Raise proxy_read_timeout to at least 1 hour; the default 60s kills WebSockets.

For large uploads, raise client_max_body_size:

nginx
client_max_body_size 5g;

File system layout on S3#

ScaiDrive stores:

chunks/{tenant_id}/{hash[0:2]}/{hash[2:4]}/{hash} — chunk blobs
uploads/{session_id}/chunks/{index} — pending resumable-upload chunks
avatars/{tenant_id}/{user_id} — user avatars

Content is never stored under user-identifying paths. A chunk used by a file owned by Alice is keyed only by hash — Alice's name does not appear in the path.

Lifecycle policies:

uploads/ prefix — set an S3 lifecycle rule to delete objects after 48 hours. ScaiDrive's own expiry cleanup is belt-and-braces, not strictly needed if the bucket has a lifecycle.
chunks/ prefix — never expire; ScaiDrive GCs these when reference counts reach zero.

Scaling#

API layer#

Stateless — scale linearly. Rate-limit counters are in Redis, shared across replicas.
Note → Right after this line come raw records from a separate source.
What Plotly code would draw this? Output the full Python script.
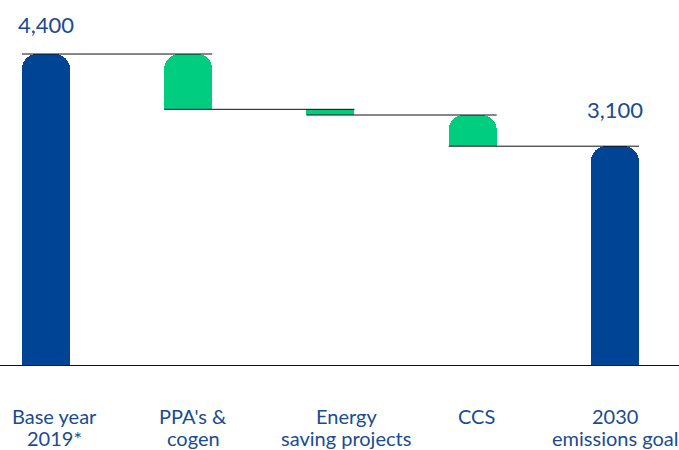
import plotly.graph_objects as go

# Emissions bridge: 2019 base year down to the 2030 goal
categories = ["Base year<br>2019*", "PPA's &<br>cogen", "Energy<br>saving projects", "CCS", "2030<br>emissions goal"]
base_year_value = 4400
reductions = [780, 80, 440]
goal_value = 3100
value_labels = ["4,400", "3,100"]

BLUE = "#004595"
GREEN = "#00CD80"
TEXT_BLUE = "#1A4B92"
FONT = "Lato"
BAR_WIDTH = 0.3375
LABEL_XSHIFT = [9, 5, 16, 4, 0]   # px nudges for the category captions
FLAT_STEP = 2                      # the thin step is drawn with square corners
X_RANGE = [-0.323, 4.45]
Y_RANGE = [0, 4880]

x_pos = list(range(len(categories)))

# bar heights and invisible offsets for the waterfall steps
heights = [base_year_value]
bases = [0]
level = base_year_value
for r in reductions:
    level -= r
    heights.append(r)
    bases.append(level)
heights.append(goal_value)
bases.append(0)
colors = [BLUE] + [GREEN] * len(reductions) + [BLUE]

rounded = [h if i != FLAT_STEP else None for i, h in enumerate(heights)]
flat = [h if i == FLAT_STEP else None for i, h in enumerate(heights)]
flat_bases = [b if i == FLAT_STEP else None for i, b in enumerate(bases)]

fig = go.Figure()
# stack with rounded tops (transparent spacer + visible step)
fig.add_trace(go.Bar(
    x=x_pos, y=bases, width=BAR_WIDTH,
    marker=dict(color="rgba(0,0,0,0)", line=dict(width=0)),
    hoverinfo="skip",
))
fig.add_trace(go.Bar(
    x=x_pos, y=rounded, width=BAR_WIDTH,
    marker=dict(color=colors, cornerradius=15, line=dict(width=0)),
    hoverinfo="skip",
))
# separate overlaid stack for the thin step, square corners
fig.add_trace(go.Bar(
    x=x_pos, y=flat_bases, width=BAR_WIDTH, xaxis="x2", yaxis="y2",
    marker=dict(color="rgba(0,0,0,0)", line=dict(width=0)),
    hoverinfo="skip",
))
fig.add_trace(go.Bar(
    x=x_pos, y=flat, width=BAR_WIDTH, xaxis="x2", yaxis="y2",
    marker=dict(color=colors, line=dict(width=0)),
    hoverinfo="skip",
))

# connector lines: from the left edge of one bar to the right edge of the next
tops = [b + h for b, h in zip(bases, heights)]
levels = [tops[0]] + bases[1:1 + len(reductions)]
for i, lv in enumerate(levels):
    fig.add_shape(type="line", xref="x", yref="y",
                  x0=x_pos[i] - BAR_WIDTH / 2, x1=x_pos[i + 1] + BAR_WIDTH / 2,
                  y0=lv, y1=lv, line=dict(color="#111111", width=1), layer="above")

# baseline
fig.add_shape(type="line", xref="paper", yref="y", x0=0, x1=1, y0=0, y1=0,
              line=dict(color="#111111", width=2), layer="above")

# value labels above the total bars
for xi, val, txt, shift in [(x_pos[0], base_year_value, value_labels[0], 14),
                            (x_pos[-1], goal_value, value_labels[1], 21)]:
    fig.add_annotation(x=xi, y=val, text=txt, showarrow=False, yanchor="bottom",
                       yshift=shift, font=dict(family=FONT, size=22, color=TEXT_BLUE))

# category captions under the baseline, one annotation per line
for xi, cat, dx in zip(x_pos, categories, LABEL_XSHIFT):
    for k, line in enumerate(cat.split("<br>")):
        fig.add_annotation(x=xi, y=0, text=line, showarrow=False, yanchor="middle",
                           xshift=dx, yshift=-50 - 22 * k,
                           font=dict(family=FONT, size=20, color=TEXT_BLUE))

fig.update_layout(
    width=679, height=450,
    margin=dict(l=0, r=0, t=20, b=84),
    paper_bgcolor="white", plot_bgcolor="white",
    showlegend=False, barmode="stack",
    xaxis=dict(range=X_RANGE, visible=False),
    yaxis=dict(range=Y_RANGE, visible=False),
    xaxis2=dict(range=X_RANGE, visible=False, overlaying="x"),
    yaxis2=dict(range=Y_RANGE, visible=False, overlaying="y"),
)

fig.write_html("out.html")
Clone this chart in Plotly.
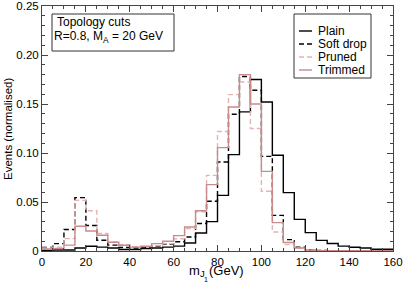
import numpy as np
import plotly.graph_objects as go

bin_edges = list(range(0, 165, 5))

plain = [0.0005, 0.001, 0.001, 0.003, 0.0048, 0.004, 0.003, 0.0015, 0.0015, 0.0025,
         0.003, 0.004, 0.005, 0.0082, 0.0184, 0.030, 0.0568, 0.0983, 0.142, 0.175,
         0.152, 0.0977, 0.0596, 0.0323, 0.0188, 0.0108, 0.0077, 0.005, 0.0038, 0.003,
         0.0018, 0.0018]
soft_drop = [0.0035, 0.0075, 0.022, 0.0545, 0.026, 0.011, 0.006, 0.0035, 0.003, 0.0035,
             0.005, 0.007, 0.0095, 0.0143, 0.028, 0.0507, 0.0908, 0.1395, 0.178, 0.164,
             0.0966, 0.0364, 0.0116, 0.004, 0.0012, 0.0006, 0.0003, 0.0003, 0.0003, 0.0003,
             0.0003, 0.0003]
pruned = [0.003, 0.004, 0.0126, 0.0517, 0.041, 0.0178, 0.0092, 0.0065, 0.0045, 0.0045,
          0.0055, 0.0075, 0.0125, 0.023, 0.040, 0.0772, 0.122, 0.1596, 0.1725, 0.125,
          0.061, 0.0194, 0.0065, 0.003, 0.001, 0.0004, 0.0004, 0.0004, 0.0004, 0.0004,
          0.0004, 0.0004]
trimmed = [0.002, 0.0025, 0.006, 0.0252, 0.0204, 0.016, 0.0089, 0.0058, 0.004, 0.0048,
           0.0075, 0.0099, 0.0157, 0.0245, 0.041, 0.0677, 0.1055, 0.147, 0.180, 0.150,
           0.0813, 0.029, 0.0086, 0.003, 0.001, 0.0004, 0.0004, 0.0004, 0.0004, 0.0004,
           0.0004, 0.0004]

series_names = ["Plain", "Soft drop", "Pruned", "Trimmed"]
series_vals = [plain, soft_drop, pruned, trimmed]
colors = ["#000000", "#000000", "#e2b4b4", "#c98a8a"]
dashes = ["solid", "5px,3px", "5px,3px", "solid"]

x_ticks = list(range(0, 161, 20))
y_ticks = [0, 0.05, 0.10, 0.15, 0.20, 0.25]
y_tick_labels = ["0", "0.05", "0.10", "0.15", "0.20", "0.25"]

W, H = 404, 286
L, R, T, B = 42, 11, 6, 35
pw, ph = W - L - R, H - T - B

def px(xpix):
    return (xpix - L) / pw

def py(ypix):
    return (H - B - ypix) / ph

fig = go.Figure()
for name, vals, c, d in zip(series_names, series_vals, colors, dashes):
    fig.add_trace(go.Scatter(
        x=bin_edges, y=list(vals) + [vals[-1]], mode="lines",
        line=dict(shape="hv", color=c, width=1.4, dash=d),
        name=name, showlegend=False))

fam = "Liberation Sans, Arial, sans-serif"
font = dict(family=fam, size=12, color="#000")
tfont = dict(family=fam, size=11.5, color="#000")
axcol = "#444"

fig.update_xaxes(range=[0, 160], tickvals=x_ticks, ticks="inside", ticklen=6,
                 tickcolor=axcol, showline=True, linecolor=axcol, linewidth=1,
                 mirror="ticks", showgrid=False, zeroline=False, automargin=False,
                 minor=dict(dtick=5, ticks="inside", ticklen=3, tickcolor=axcol),
                 tickfont=tfont)
fig.update_yaxes(range=[0, 0.25], tickvals=y_ticks, ticktext=y_tick_labels,
                 ticks="inside", ticklen=6, tickcolor=axcol, showline=True,
                 linecolor=axcol, linewidth=1, mirror="ticks", showgrid=False,
                 zeroline=False, automargin=False,
                 minor=dict(dtick=0.01, ticks="inside", ticklen=3, tickcolor=axcol),
                 tickfont=tfont)

shapes = []
annotations = []

def txt(x, y, text, f=font, xanchor="left", angle=0):
    annotations.append(dict(xref="paper", yref="paper", x=px(x), y=py(y),
                            xanchor=xanchor, yanchor="middle", text=text,
                            showarrow=False, font=f, textangle=angle, borderpad=0))

# axis titles
txt(8, 129, "Events (normalised)", f=dict(family=fam, size=11.5, color="#000"),
    xanchor="center", angle=-90)
xt = dict(family=fam, size=13, color="#000")
txt(188, 270, "m", f=xt)
txt(199, 273, "J", f=dict(family=fam, size=9.5, color="#000"))
txt(203, 279, "1", f=dict(family=fam, size=7, color="#000"))
txt(208, 270, "(GeV)", f=xt)

# info box
shapes.append(dict(type="rect", xref="paper", yref="paper",
                   x0=px(52), x1=px(174), y0=py(51), y1=py(14),
                   line=dict(color="#333", width=1), fillcolor="white"))
txt(56, 22, "Topology cuts")
txt(53, 37, "R=0.8, M<sub>A</sub> = 20 GeV")

# legend box
shapes.append(dict(type="rect", xref="paper", yref="paper",
                   x0=px(294), x1=px(371), y0=py(78), y1=py(14),
                   line=dict(color="#333", width=1), fillcolor="white"))
for i, (name, c, d) in enumerate(zip(series_names, colors, dashes)):
    yy = 31 + 13 * i
    shapes.append(dict(type="line", xref="paper", yref="paper",
                       x0=px(299), x1=px(312), y0=py(yy), y1=py(yy),
                       line=dict(color=c, width=1.4, dash=d)))
    txt(317, yy, name)

fig.update_layout(width=W, height=H, margin=dict(l=L, r=R, t=T, b=B, autoexpand=False),
                  plot_bgcolor="white", paper_bgcolor="white",
                  shapes=shapes, annotations=annotations, showlegend=False,
                  font=font)
fig.write_html("out.html", config={"displayModeBar": False},
               post_script="document.body.style.margin='0';document.body.style.overflow='hidden';")
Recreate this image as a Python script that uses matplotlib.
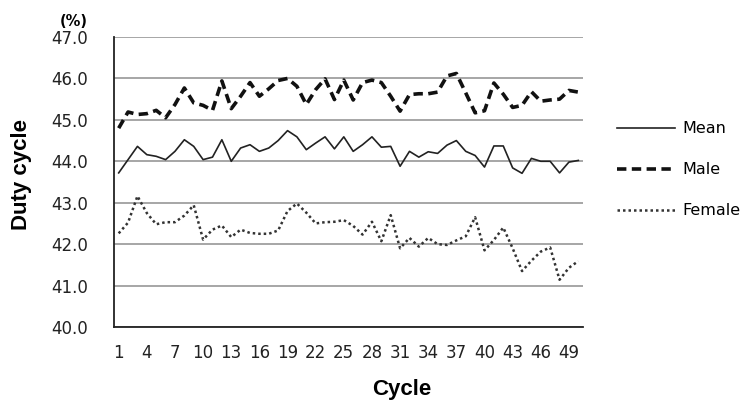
import numpy as np
import matplotlib
matplotlib.use("Agg")
import matplotlib.pyplot as plt

# ---- data ----
cycles = np.arange(1, 51)

mean = [43.72, 44.04, 44.36, 44.16, 44.12, 44.04, 44.24, 44.52, 44.36, 44.04,
        44.10, 44.52, 44.00, 44.32, 44.40, 44.24, 44.32, 44.50, 44.74, 44.59,
        44.28, 44.44, 44.59, 44.30, 44.59, 44.24, 44.40, 44.59, 44.34, 44.36,
        43.88, 44.24, 44.10, 44.23, 44.19, 44.39, 44.50, 44.24, 44.14, 43.86,
        44.37, 44.37, 43.84, 43.71, 44.07, 44.00, 44.00, 43.72, 43.98, 44.02]

male = [44.80, 45.19, 45.13, 45.15, 45.23, 45.05, 45.37, 45.77, 45.41, 45.35,
        45.23, 45.94, 45.27, 45.57, 45.90, 45.57, 45.75, 45.95, 46.00, 45.81,
        45.37, 45.73, 45.99, 45.49, 45.96, 45.48, 45.90, 45.96, 45.90, 45.57,
        45.21, 45.61, 45.63, 45.63, 45.67, 46.06, 46.12, 45.65, 45.17, 45.22,
        45.89, 45.62, 45.30, 45.35, 45.68, 45.45, 45.48, 45.50, 45.71, 45.67]

female = [42.26, 42.52, 43.16, 42.75, 42.48, 42.53, 42.53, 42.69, 42.94, 42.11,
          42.35, 42.45, 42.17, 42.35, 42.27, 42.25, 42.25, 42.33, 42.80, 42.98,
          42.76, 42.50, 42.53, 42.54, 42.58, 42.44, 42.23, 42.54, 42.07, 42.70,
          41.90, 42.15, 41.94, 42.15, 42.00, 41.98, 42.09, 42.19, 42.65, 41.85,
          42.10, 42.40, 41.90, 41.35, 41.60, 41.82, 41.92, 41.14, 41.43, 41.59]

yticks = np.arange(40, 48)
xticks = cycles[::3]

# ---- figure ----
W, H = 749, 403
fig = plt.figure(figsize=(W / 100, H / 100), dpi=100)
ax = fig.add_axes([114 / W, 1 - 327 / H, (583 - 114) / W, (327 - 37) / H])

ln_mean, = ax.plot(cycles, mean, color="#222222", lw=1.2, label="Mean")
ln_male, = ax.plot(cycles, male, color="#111111", lw=2.6, dashes=(2.6, 1.5), label="Male")
ln_fem, = ax.plot(cycles, female, color="#333333", lw=1.8, dashes=(1, 1.2), label="Female")

ax.set_xlim(0.5, 50.5)
ax.set_ylim(40, 47)
ax.set_yticks(yticks)
ax.set_yticklabels([f"{v:.1f}" for v in yticks])
ax.set_xticks(xticks)
ax.yaxis.grid(True, color="#a6a6a6", lw=1.4)
ax.set_axisbelow(True)
for s in ("top", "right"):
    ax.spines[s].set_visible(False)
for s in ("left", "bottom"):
    ax.spines[s].set_color("#222222")
    ax.spines[s].set_linewidth(1.3)
ax.tick_params(axis="y", length=0, pad=18.5, labelsize=12, labelcolor="#222222")
ax.tick_params(axis="x", length=0, pad=12, labelsize=12, labelcolor="#222222")

fig.text(22 / W, 1 - 175 / H, "Duty cycle", ha="center", va="center", rotation=90,
         fontsize=16, fontweight="bold", family="Liberation Sans")
fig.text(402 / W, 1 - 390 / H, "Cycle", ha="center", va="center",
         fontsize=16, fontweight="bold", family="Liberation Sans")
fig.text(88 / W, 1 - 21 / H, "(%)", ha="right", va="center", fontsize=10.5, fontweight="bold")

fig.legend(handles=[ln_mean, ln_male, ln_fem], loc="upper left",
           bbox_to_anchor=(603 / W, 1 - 107 / H), frameon=False,
           fontsize=11.5, handlelength=3.6, handletextpad=0.45, labelspacing=1.62)

fig.savefig("out.png", dpi=100)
Sticky sessions are not required.

Worker layer#

Workers consume ARQ queues from Redis. Scaling up workers drains queues faster. Separate queues for:

high — vectorization, DLP inline
medium — connector sync
low — quota recompute, retention sweeps

A small deployment can run one worker per queue; a larger deployment runs N workers with queue affinity.

Database#

The MariaDB schema is normalized with per-tenant composite indexes. For large tenants (>10M files), consider read-replicas; the ORM has a use_read_replica hint for list-heavy endpoints.

Storage#

S3-compatible stores scale independently. For on-prem, Garage (tiered, distributed) is the most commonly deployed choice alongside ScaiDrive.

Backups#

MariaDB: Standard mariabackup or managed-DB point-in-time recovery. ScaiDrive expects a consistent snapshot — a hot backup tool is required for zero downtime.

S3: Versioning on the bucket plus replication to a second region. Chunks are immutable once written; no special consideration needed.

Redis: Ephemeral. Don't bother backing up. On Redis loss, rate-limit counters reset and queue state is lost — workers retry jobs.